Some concepts, like how to manage concurrent data processing and thread communications, need to be handled carefully, but that's more at the level of 'standard library' than the compiler. There is a clear pathway to getting C working on the architecture, and a reasonable direction (that will need some fleshing out) to getting performance-enhancing optimization of something like LLVM IR.

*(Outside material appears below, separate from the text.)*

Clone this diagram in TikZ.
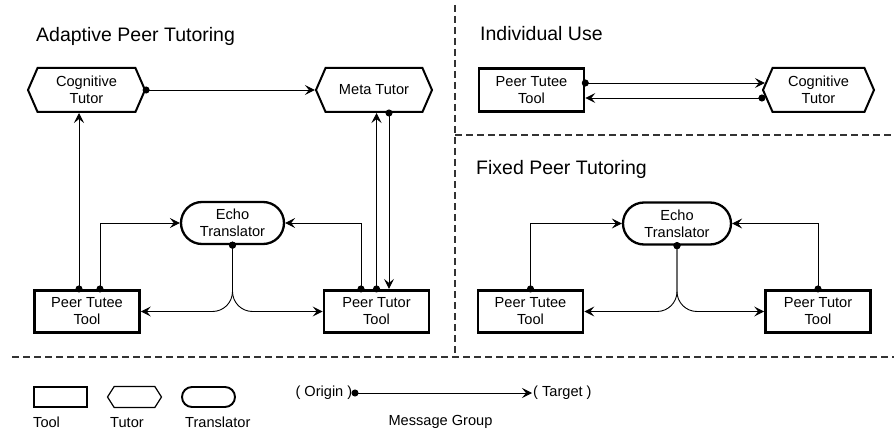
\documentclass[tikz,border=0pt]{standalone}
\usepackage{fontspec}
\setmainfont{Liberation Sans}
\usetikzlibrary{arrows.meta,shapes.misc,shapes.symbols,calc}
\tikzset{
  lbl/.style={font=\fontsize{14.6}{17}\selectfont, align=center},
  tool/.style={lbl, draw, line width=2.6pt, rectangle, inner sep=0pt,
    minimum width=105pt, minimum height=42.5pt},
  tutor/.style={lbl, draw, line width=2pt, shape=signal, signal to=east and west,
    signal pointer angle=133, inner sep=0pt, minimum height=44pt},
  translator/.style={lbl, draw, line width=2.3pt, rounded rectangle, inner sep=0pt,
    minimum height=42pt},
  msg/.style={line width=0.9pt,
    {Circle[length=7pt]}-{Stealth[length=10pt,width=10pt,inset=4pt]},
    shorten <=-3.5pt},
  divider/.style={line width=1.1pt, draw=black!80, dash pattern=on 7pt off 4pt},
  title/.style={font=\fontsize{19.5}{22}\selectfont, anchor=base west, inner sep=0pt},
  keylbl/.style={lbl, anchor=base west, inner sep=0pt},
}
\begin{document}
\begin{tikzpicture}[x=1pt, y=-1pt]
\useasboundingbox (0,0) rectangle (894,433);

% section dividers
\draw[divider] (455,5) -- (455,357);
\draw[divider] (12,357) -- (894,357);
\draw[divider] (455,135) -- (894,135);

% section titles
\node[title] (tA) at (36,42) {Adaptive Peer Tutoring};
\node[title] (tI) at (480,41) {Individual Use};
\node[title] (tF) at (476,175) {Fixed Peer Tutoring};

% ---- adaptive peer tutoring ----
\node[tutor, minimum width=117pt] (ctA) at (86.5,90) {Cognitive\\Tutor};
\node[tutor, minimum width=116pt] (mtA) at (374,90) {Meta Tutor};
\node[translator, minimum width=103pt] (echoA) at (232.5,223) {Echo\\Translator};
\node[tool] (tuteeA) at (87,311.5) {Peer Tutee\\Tool};
\node[tool] (tutorA) at (376.5,311.5) {Peer Tutor\\Tool};

\coordinate (a1) at ($(tuteeA.north)+(-8,0)$);
\coordinate (a2) at ($(tuteeA.north)+(13,0)$);
\coordinate (b1) at ($(tutorA.north)+(-15.5,0)$);
\coordinate (b2) at (tutorA.north);
\coordinate (c1) at ($(mtA.south)+(15,0)$);

\draw[msg] (ctA.east) -- (mtA.west);
\draw[msg] (a1) -- (a1 |- ctA.south);
\draw[msg] (a2) |- (echoA.west);
\draw[msg] (b1) |- (echoA.east);
\draw[msg] (b2) -- (b2 |- mtA.south);
\draw[msg] (c1) -- (c1 |- tutorA.north);
\draw[msg, rounded corners=20pt] (echoA.south) |- (tuteeA.east);
\draw[msg, rounded corners=20pt] (echoA.south) |- (tutorA.west);

% ---- individual use ----
\node[tool] (tuteeI) at (531.5,90) {Peer Tutee\\Tool};
\node[tutor, minimum width=111pt] (ctI) at (818.5,90) {Cognitive\\Tutor};

\coordinate (i1) at ($(tuteeI.east)+(0,-7)$);
\coordinate (i2) at ($(ctI.west)+(0,8)$);
\draw[msg] (i1) -- ($(i1 -| ctI.west)+(3,0)$);
\draw[msg] (i2) -- (i2 -| tuteeI.east);

% ---- fixed peer tutoring ----
\node[translator, minimum width=108pt] (echoF) at (677,223.5) {Echo\\Translator};
\node[tool] (tuteeF) at (530.5,311.5) {Peer Tutee\\Tool};
\node[tool] (tutorF) at (818,311.5) {Peer Tutor\\Tool};

\draw[msg] (tuteeF.north) |- (echoF.west);
\draw[msg] (tutorF.north) |- (echoF.east);
\draw[msg, rounded corners=20pt] (echoF.south) |- (tuteeF.east);
\draw[msg, rounded corners=20pt] (echoF.south) |- (tutorF.west);

% ---- legend ----
\node[tool, line width=1.8pt, minimum width=53pt, minimum height=20pt] (kTool) at (60.5,397) {};
\node[tutor, line width=1.2pt, signal pointer angle=115, minimum width=54pt,
      minimum height=21pt] (kTutor) at (134.5,397) {};
\node[translator, line width=1.9pt, minimum width=53pt, minimum height=20pt] (kTrans) at (208.5,397) {};
\node[keylbl] (kToolLbl) at (33,427) {Tool};
\node[keylbl] (kTutorLbl) at (110,427) {Tutor};
\node[keylbl] (kTransLbl) at (185,427) {Translator};

\node[lbl, anchor=east, inner xsep=2.5pt, inner ysep=0pt] (origin) at (355,393) {( Origin )};
\node[lbl, anchor=west, inner xsep=1pt, inner ysep=0pt] (target) at (532,393) {( Target )};
\draw[msg] (origin.east) -- (target.west);
\node[lbl, anchor=base, inner sep=0pt] (msgLbl) at (440.5,425) {Message Group};
\end{tikzpicture}
\end{document}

I wouldn't expect the assembly language level to be too far off from the common paradigms. Where I'd expect the software challenges to be would be in managing large amounts of memory, if the application programmer must manage shuffling data between the local scratchpad, specific locations in foreign scratchpads that must be (manually?) DMA'd around, and DRAMs.
Our whole goal, as talked about in the software section of our website (and the ACM paper linked in it), is to have the scratchpads be entirely automated by our toolchain. While we want to allow for especially adventurous programmers to have full freedom with the scratchpads, existing and future programs written in C/C++/other languages supported in the future will handle memory allocation identically (from the programmers perspective) as existing architectures.

One other thing to point out is that our actually addressing of a cores local scratchpad, as well as "foreign" scratchpads of other cores on the same chip and/or any other attached chip is handled exactly the same. All memory operations are handled through the exact same load/store instructions as part of a global flat address map that is the same for all cores in a system (one or multiple chips interconnected).

True. I shoulda added "so to speak", since this is a still more extreme approach and might simply break any compiler/language combination we have, as you say.
While we have been exploring some ideas on how to have better programming approaches to address the unique features of our architecture, we have from the beginning though that we would be required to have some level of portability for existing applications. As of right now, we support standard C/C++ that runs through our Clang+LLVM backend, with the ability to support any language that has a LLVM frontend.

Personally, I find the actor model to be the easiest existing way to take advantage of things like our network on chip and having hard time guarantees on memory movement. That being said, right now our focus is on C and C++ along with our API and custom library ports.